Möchtegern-Autoren und richtige Schriftsteller

von 17. März 2011

Der Leipziger Verleger Jonas Plöttner brachte es auf den Punkt, als er sagte: „Also irgendwie ist die Buchmesse jedes Jahr anders.“ Recht hatte er und meinte damit, dass der diesjährige Auftakt der Leipziger Buchmesse im Gegensatz zum letzten Jahr etwas geradezu Bedächtiges an sich hatte.

Zwar drängten sich auch an diesem Donnerstag tausende Menschen in den Hallen und an den Verlagsständen, doch war diesmal nichts von diesem rauschhaften Ansturm wie im letzten Jahr zu spüren. Irgendwie hatte man das Gefühl, dass die meisten tatsächlich zum Lesen und Zuhören gekommen waren. So wie an den Ständen der Hörverlage, die sich seit Jahren großer Beliebtheit erfreuen. Audiobooks, wie man sie neudeutsch etwas tollpatschig nennt, üben nach wie vor eine merkwürdige Faszination aus.

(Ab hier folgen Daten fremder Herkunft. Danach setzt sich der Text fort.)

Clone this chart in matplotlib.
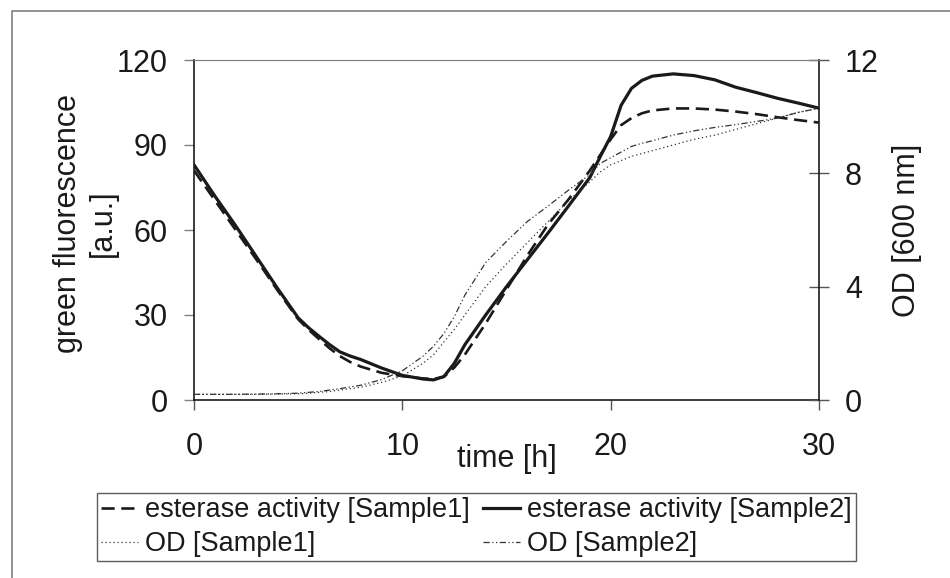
import numpy as np
import matplotlib
matplotlib.use('Agg')
import matplotlib.pyplot as plt
from matplotlib.lines import Line2D

plt.rcParams['font.family'] = ['Liberation Sans', 'DejaVu Sans']

# time points [h]
time_h = [0, 1, 2, 3, 4, 5, 5.5, 6, 6.5, 7, 7.5, 8, 9, 10, 11, 11.5, 12, 12.5, 13, 14,
          15, 16, 17, 18, 19, 19.5, 20, 20.5, 21, 21.5, 22, 23, 24, 25, 26, 27, 28,
          29, 30]

# esterase activity, green fluorescence [a.u.]
esterase_s1 = [81, 70.5, 60, 49.5, 38.8, 28.5, 24.8, 21.5, 18.3, 15.5, 13.4, 11.8, 9.6,
               8.4, 7.6, 7.4, 8.2, 11.5, 16, 27, 39, 51, 62, 71, 81, 86.5, 92, 97,
               99.5, 101.2, 102.2, 102.9, 102.9, 102.5, 101.8, 100.9, 99.8, 98.8, 97.9]
esterase_s2 = [83, 72, 61.5, 50.5, 39.5, 29, 25.5, 22.5, 19.6, 17, 15.5, 14.3, 11.3,
               8.7, 7.4, 7.1, 8.3, 13, 19.5, 30, 40, 49.5, 59, 68.7, 78.5, 85.9, 93,
               104, 110, 112.8, 114.3, 115.1, 114.5, 113, 110.4, 108.5, 106.5, 104.8, 103]

# OD [600 nm]
od_s1 = [0.2, 0.2, 0.2, 0.2, 0.21, 0.22, 0.24, 0.27, 0.3, 0.35, 0.4, 0.45, 0.62, 0.85,
         1.3, 1.6, 2.05, 2.5, 3.0, 4.0, 4.8, 5.55, 6.3, 7.05, 7.7, 8.05, 8.3, 8.45,
         8.6, 8.7, 8.8, 9.0, 9.2, 9.35, 9.55, 9.75, 9.95, 10.15, 10.3]
od_s2 = [0.2, 0.2, 0.2, 0.21, 0.22, 0.24, 0.27, 0.3, 0.35, 0.4, 0.46, 0.52, 0.72, 1.03,
         1.55, 1.9, 2.35, 2.95, 3.7, 4.85, 5.6, 6.3, 6.85, 7.42, 7.95, 8.35, 8.55,
         8.75, 8.95, 9.06, 9.15, 9.35, 9.5, 9.62, 9.72, 9.83, 9.95, 10.15, 10.3]

ink = '#1a1a1a'
grey = '#808080'

fig = plt.figure(figsize=(9.5, 5.78), dpi=100)
ax = fig.add_axes([194 / 950, 1 - 400 / 578, 625 / 950, 340 / 578])
ax2 = ax.twinx()

l1, = ax.plot(time_h, esterase_s1, color=ink, lw=1.9, dashes=(5, 2.5),
              label='esterase activity [Sample1]')
l2, = ax.plot(time_h, esterase_s2, color=ink, lw=2.3,
              label='esterase activity [Sample2]')
l3, = ax2.plot(time_h, od_s1, color='#333333', lw=0.9, dashes=(1, 2.2),
               label='OD [Sample1]')
l4, = ax2.plot(time_h, od_s2, color='#333333', lw=0.9, dashes=(5, 2, 1, 2, 1, 2),
               label='OD [Sample2]')

ax.set_xlim(0, 30)
ax.set_ylim(0, 120)
ax2.set_ylim(0, 12)
ax.set_xticks([0, 10, 20, 30])
ax.set_yticks([0, 30, 60, 90, 120])
ax2.set_yticks([0, 4, 8, 12])

for sp in ['left', 'bottom']:
    ax.spines[sp].set_color(ink)
    ax.spines[sp].set_linewidth(1.2)
ax.spines['right'].set_visible(False)
ax.spines['top'].set_color(grey)
ax2.spines['left'].set_visible(False)
ax2.spines['bottom'].set_visible(False)
ax2.spines['top'].set_color(grey)
ax2.spines['right'].set_color(ink)
ax2.spines['right'].set_linewidth(1.2)

ax.tick_params(axis='y', direction='out', length=7.2, width=1, color=grey,
               pad=11.5, labelsize=22, labelcolor=ink)
ax.tick_params(axis='x', direction='out', length=7.2, width=1, color='#555555',
               pad=16, labelsize=22, labelcolor=ink)
ax2.tick_params(axis='y', direction='inout', length=14.4, width=1, color='#555555',
                pad=11.5, labelsize=22, labelcolor=ink)

ax.set_xlabel('time [h]', fontsize=22, color=ink)
ax.xaxis.set_label_coords(0.5, -0.13)
ax.set_ylabel('green fluorescence\n[a.u.]', fontsize=22, color=ink)
ax.yaxis.set_label_coords(-0.122, 0.52)
ax2.set_ylabel('OD [600 nm]', fontsize=22, color=ink)
ax2.yaxis.set_label_coords(1.117, 0.5)

leg = fig.legend(handles=[l1, l3, l2, l4], ncol=2, loc='upper left',
                 bbox_to_anchor=(97 / 950, 1 - 493 / 578), borderaxespad=0,
                 fontsize=19.5, frameon=True, fancybox=False, handlelength=1.37,
                 handletextpad=0.26, columnspacing=0.48, borderpad=0.15,
                 labelspacing=0.3)
leg.get_frame().set_edgecolor('#333333')
leg.get_frame().set_linewidth(1)
for t in leg.get_texts():
    t.set_color(ink)

# outer grey frame
fx = 12 / 950
fy = 1 - 10.7 / 578
fig.add_artist(Line2D([fx, fx, 1], [0, fy, fy], transform=fig.transFigure,
                      color=grey, lw=1.2))

plt.savefig('out.png', dpi=100)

Ob als Gruselgeschichte im Groschenromanformat oder als elegisch, epische Erzählung – die Bücher zum Hören haben sich zu Ohrwürmern im Wortsinne gemausert. Apropos elegische Erzählungen. Wenn er Buchmesse sagt, meint der eingefleischte Leser eigentlich Literatur im eigentlichen Sinne, die Begegnung mit Schriftstellern, ihren Fantasiewelten und ihren Büchern. Die gibt es natürlich auch auf der Buchmesse. Aber ein anderes Phänomen lässt sich in den letzten Jahren häufig beobachten: Die Verlage schnappen sich irgendeinen mehr oder weniger prominenten Prominenten, egal, ober es sich nun um einen mittelmäßigen Schauspieler, eine unspannende TV-Moderatorin, einen wie eine 300-jährige Schildkröte aussehenden Schlagersänger, einen halbgaren Fernsehkoch oder einen nicht totzukriegenden DDR-Entertainer handelt.

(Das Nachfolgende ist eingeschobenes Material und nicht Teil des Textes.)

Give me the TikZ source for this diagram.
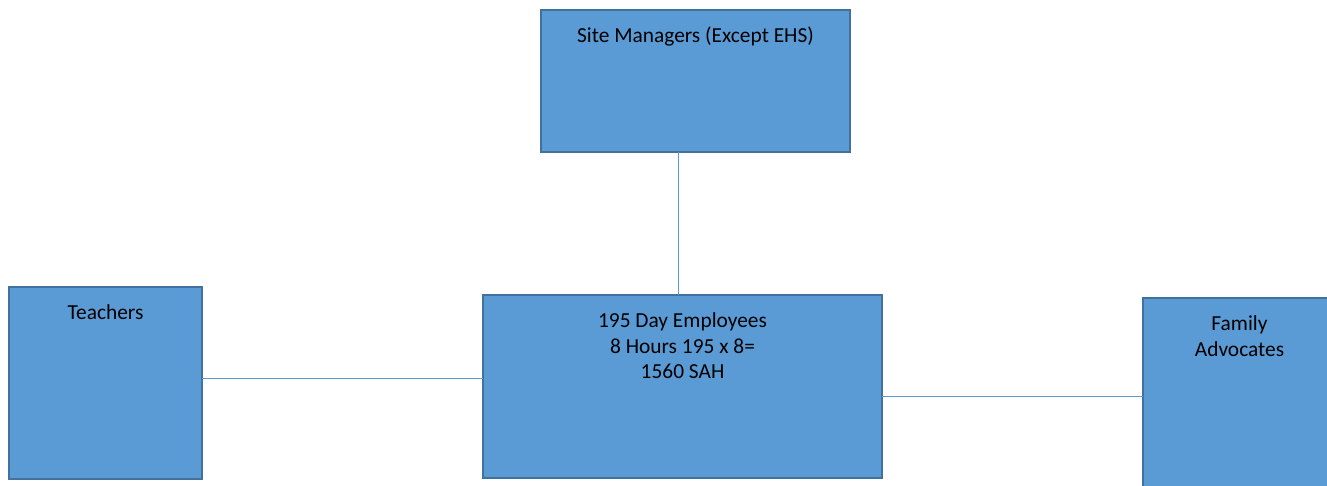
\documentclass[tikz,border=0pt]{standalone}
\usepackage{fontspec}
\setmainfont{Carlito}
\definecolor{boxfill}{HTML}{5B9BD5}
\definecolor{boxline}{HTML}{41719C}
\definecolor{linkline}{HTML}{5B9BD5}
\tikzset{
  orgbox/.style={draw=boxline, fill=boxfill, line width=2.5pt, rectangle,
    inner sep=0pt, outer sep=0pt},
  boxtext/.style={anchor=base, align=center, inner sep=0pt, text=black,
    font=\fontsize{21.4}{25.5}\selectfont},
  link/.style={draw=linkline, line width=1pt}
}
\begin{document}
\begin{tikzpicture}[x=1pt, y=-1pt]
  \useasboundingbox (0,0) rectangle (1327,485);
  \clip (0,0) rectangle (1327,485);

  % boxes
  \node[orgbox, minimum width=309pt, minimum height=142pt] (site) at (695.5,81) {};
  \node[orgbox, minimum width=193pt, minimum height=192pt] (teach) at (105.5,383) {};
  \node[orgbox, minimum width=399pt, minimum height=183pt] (emp) at (682.5,386.5) {};
  \node[orgbox, minimum width=193pt, minimum height=192pt] (fam) at (1239.5,394) {};

  % labels; the base anchor sits on the last line, 25.5pt per extra line
  \node[boxtext] (sitetxt) at ([yshift=-32.5pt]site.north) {Site Managers (Except EHS)};
  \node[boxtext] (teachtxt) at ([yshift=-32.5pt]teach.north) {Teachers};
  \node[boxtext] (emptxt) at ([yshift=-83.5pt]emp.north) {195 Day Employees\\8 Hours 195 x 8=\\1560 SAH};
  \node[boxtext] (famtxt) at ([yshift=-58pt]fam.north) {Family\\Advocates};

  % connector heights
  \coordinate (vx) at (678,0);
  \coordinate (yl) at (0,378);
  \coordinate (yr) at (0,396);

  \draw[link] (site.south -| vx) -- (emp.north -| vx);
  \draw[link] (teach.east |- yl) -- (emp.west |- yl);
  \draw[link] (emp.east |- yr) -- (fam.west |- yr);
\end{tikzpicture}
\end{document}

Sie alle werden zu „Autoren“ hochgejubelt und dürfen mit ihren kaum zu überbietenden Weisheiten in Buchform am Ende von sich behaupten: Seht her, ich habe ein Buch geschrieben!

So wie jene Ruth Moschner (Big Brother, Riverboat), die in epischer Breite über „dünne Dänen“ und ihr „Buch“ die Schoko-Diät dampfplaudert, bis man sich aufgrund von Gähnkrämpfen in orthopädische Behandlung begeben muss und sich fragt, wer solche Bücher kauft und am Ende auch noch liest. Denn gekauft werden sie, das bedingt schon das ungeschriebene Verlagsgesetz.

Jenes besagt nämlich, dass man mit einem erfolgreich verlegten Buch, viele andere nicht so erfolgreiche (oder gute?) Bücher mit durchziehen kann. Und es ist kein Geheimnis, dass die Sachbuchbranche boomt. Kochbücher, Diättipps, Fitnessratgeber und ähnliches erfreuen sich uneingeschränkt großer Nachfrage.

Aber mal ehrlich, wäre eine Leipziger Buchmesse ohne diese drolligen bis schrägen Protagonisten der Anti-Literatur nicht auch ein wenig fade und allzu ernst? Genau. Deshalb schüttelt man sich nach dem Gähnkrampf ordentlich durch und begibt sich zu denen, die wirklich und auch selbst schreiben. Richtige Geschichten, Literatur und so. So wie der Gewinner des Leipziger Buchpreises in der Kategorie Belletristik, Clemens J. Setz. Der Grazer Schriftsteller hat den mit 15.000 Euro dotierten Preis für sein Buch „Die Liebe zu Zeit des Mahlstädter Kindes“ erhalten. Ein hoch verspieltes, unheimliches Werk das Grenzen überschreitet. Nominiert waren außerdem Anna Katharina Fröhlich mit „Kream Korner“, Arno Geiger mit „Der alte König in seinem Exil“, der heimliche Publikumsliebling Wolfgang Herrndorf mit „Tschick“ und Peter Stamm mit „Seerücken“.

Angesichts solch geballter Erzählkunst schaut man dann doch wieder einigermaßen versöhnt und milde auf „Autoren“ wie Matthias Reim mit seinem Nachschlag(er)werk „Verdammt ich leb noch“. Ja, möchte man zustimmen: „Verdammt, er lebt noch“. Aber so böse ist man dann verdammt noch mal doch nicht.